観光客のピークに備え、人材トレーニングが急ピッチ クアンニン省

観光客が増加し、観光関連施設での対応が増える観光シーズンのピークにおいて、観光に携わる人材のレベルアップは、クアンニン省の観光産業にとって重要で喫緊な課題と言えるだろう。

フィリピン国籍のジョン・アドナイラム・カヤナンさんは、ヨットのキッチンスタッフ兼顧客サービス担当だ=写真㊤。国際基準に従って多くの国で働いた経験があり、現在はクアンニン省を長期的な生活と仕事の場として選択した。

ジョン・アドナイラム・カヤナンさんは「クアンニン省の観光産業は、外国人観光客にサービスを提供するため、特に外国語が得意な質の高い人材を必要としている。ここの旅行会社は報酬も良く、クアンニン省で仕事をすることを選びました。ここでは、自分の強みをアピールするだけでなく、同僚たちと一緒にトレーニングに参加したり、自分のレベルアップに取り組むこともできる。今後はベトナム人観光客とより良いコミュニケーションが取れるように、もっとベトナム語を学びたい」と話した。

実際、サービスの質の向上は、企業にとって大きな関心事だ。優秀な人材の確保を目指して、教育機関との連携を強化したり、学生がインターンシップや実践的な環境で、業務内容を把握するのに有利な条件を整えている企業もある。

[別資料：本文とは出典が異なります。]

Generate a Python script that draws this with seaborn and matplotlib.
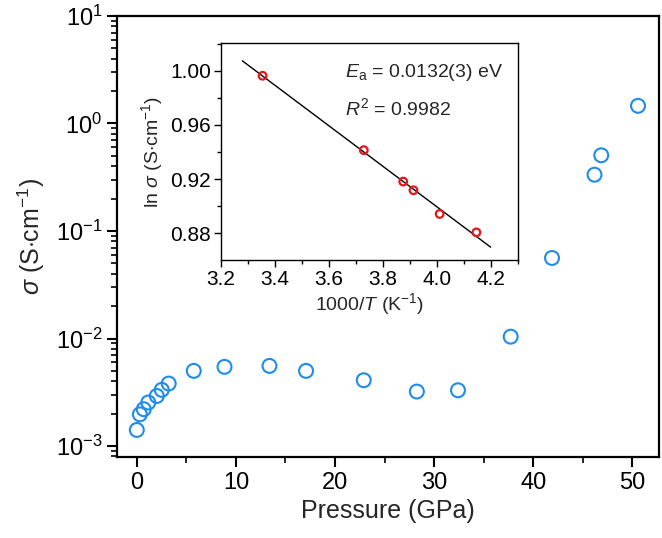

クアンニン省では、観光シーズンのピークに備えて、準備が始まっている。人材のスキルアップは欠かすことができない重要課題だ。過去3年間で約1万人の労働者が転職した。転職者の多くは、専門知識や外国語、特定のスキルを備えた人々であり、現在は企業や工業団地などで仕事に従事している。専門知識やスキルを有する労働者を採用したり、育成するためには、少なくとも数か月の期間が必要になる。


外国人観光客向けに観光地を案内する旅行スタッフ

4月30日、5月1日などの休暇中に、クアンニン省への訪問者数が増加し、ホテルやクルーズ船をはじめ観光サービス産業に必要な人材の増加が予想される。船主の多くは「船を操縦する船長、船内で働くスタッフらを雇うことができないのではないか…」と懸念しており、一部のホテルも同様に人手不足の状況にあるという。観光客に十分なサービスを提供するために、さまざまな部門からの人材の確保やトレーニングの必要性が高まっている。

クアンニン省の観光局は、就職希望者とのオンラインや対面でのコミュニケーション強化、地域での就職説明会の開催など、観光を学ぶ学生たちをはじめ、就職希望者を引き付けるための取り組みをさらに進めて行く方針だ。同時に、教育と学習の質的向上、特に職業能力の向上を図っていく、という。